Wednesday, February 01, 2012

Sexualized Nerds

I've been reading Daniel Boyardin's book Unheroic conduct: The Rise of Heterosexuality and the Invention of the Jewish Man.  He argues that our contemporary picture of sexuality arises from the Christian division of masculinity during the Middle Ages into the monk and the knight.  The knight is physical, strong, bold, gallant, and brave.  He is rewarded for his life of the body with romantic love, that is, he is the image of the sexually desirable male.  The monk, on the other hand, in devoting his life to the spirit and to study, is removed from the body and completely desexualized.  He is does not desire (or at least seeks to elevate himself above mere desire) and, more importantly, cannot be seen as an object for desire.  This picture, Boyardin contends, is -- to paraphrase Nietzsche -- rendered invisible because it has triumphed so completely.
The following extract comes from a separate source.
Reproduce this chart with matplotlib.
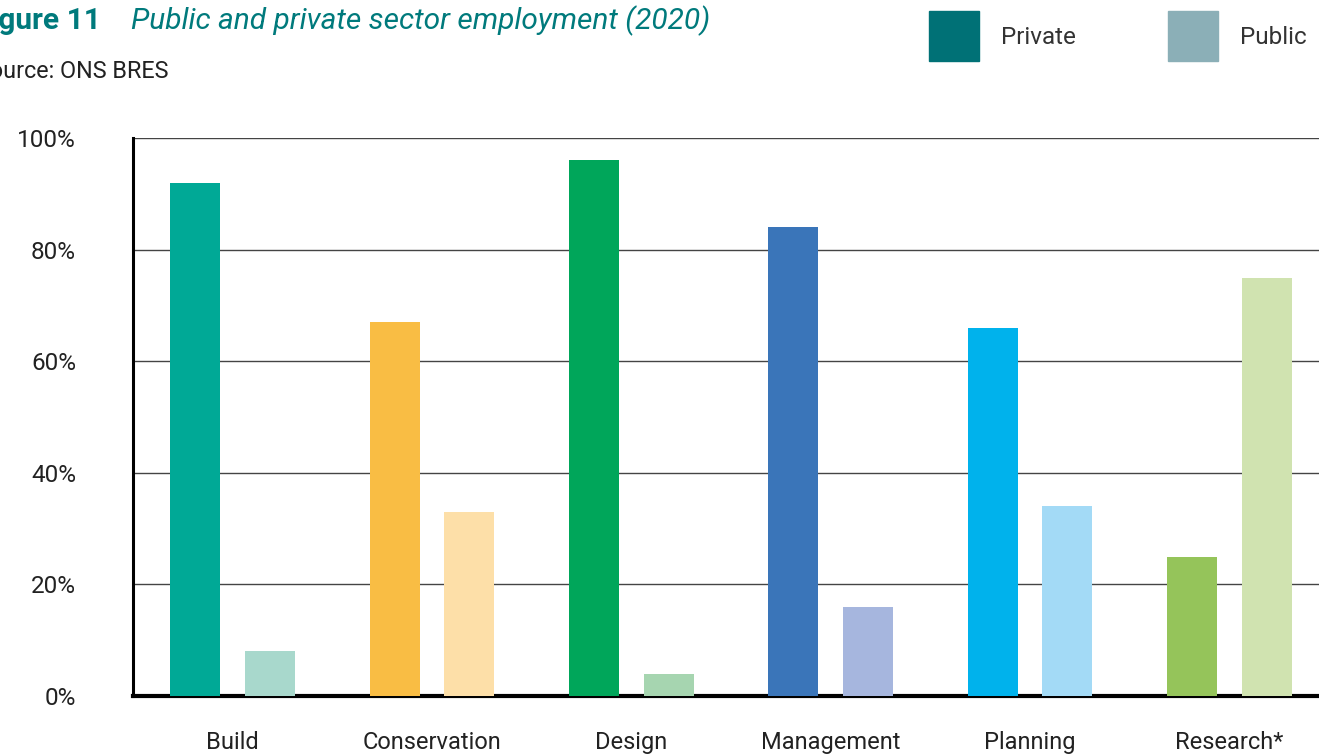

But it is not the only picture out there.  Boyardin argues that the Jewish construction of masculinity in classical Talmudic times and in 17-19th century eastern Europe was completely different.  There it was the scholar, the skinny, sensitive, clever nerd who was the real husband bait.  Non-Jews, goyim, were big, strong oafs who were violent and drank too much.  Jewish men who were strong and physical were seen as inferior husbands and fathers.  Unlike the Christians, the Jews had sexualized their monks.

When the notions of heterosexuality and homosexuality were being codified at the end of the 19th century, this sexualized nerd of the Jews is what made it easy to conflate Jewish and gay men, Boyardin holds.  In reaction to this and political injustice Jews were subjected to, we see Freud and Hertzl trying to change Jewish masculinity.  Zionism was an attempt to create muscle Jews, to conform Jewish masculinity to Christian masculinity.  It was, he argues, a move that succeeded, but which impoverished our approach to sexuality.

I look at the rise of the tech world and wonder whether our capitalist presuppositions are undermining this.  If a good husband and father is one who provides for his family and if one could provide better by being a nerd, does that make the nerd hot?  Bill Gates is a better "man" on this account than Joe the Plumber, despite the fact that he is less "masculine."  Is the digital revolution leading to a new kind of sexual revolution allowing us to re-envision masculinity?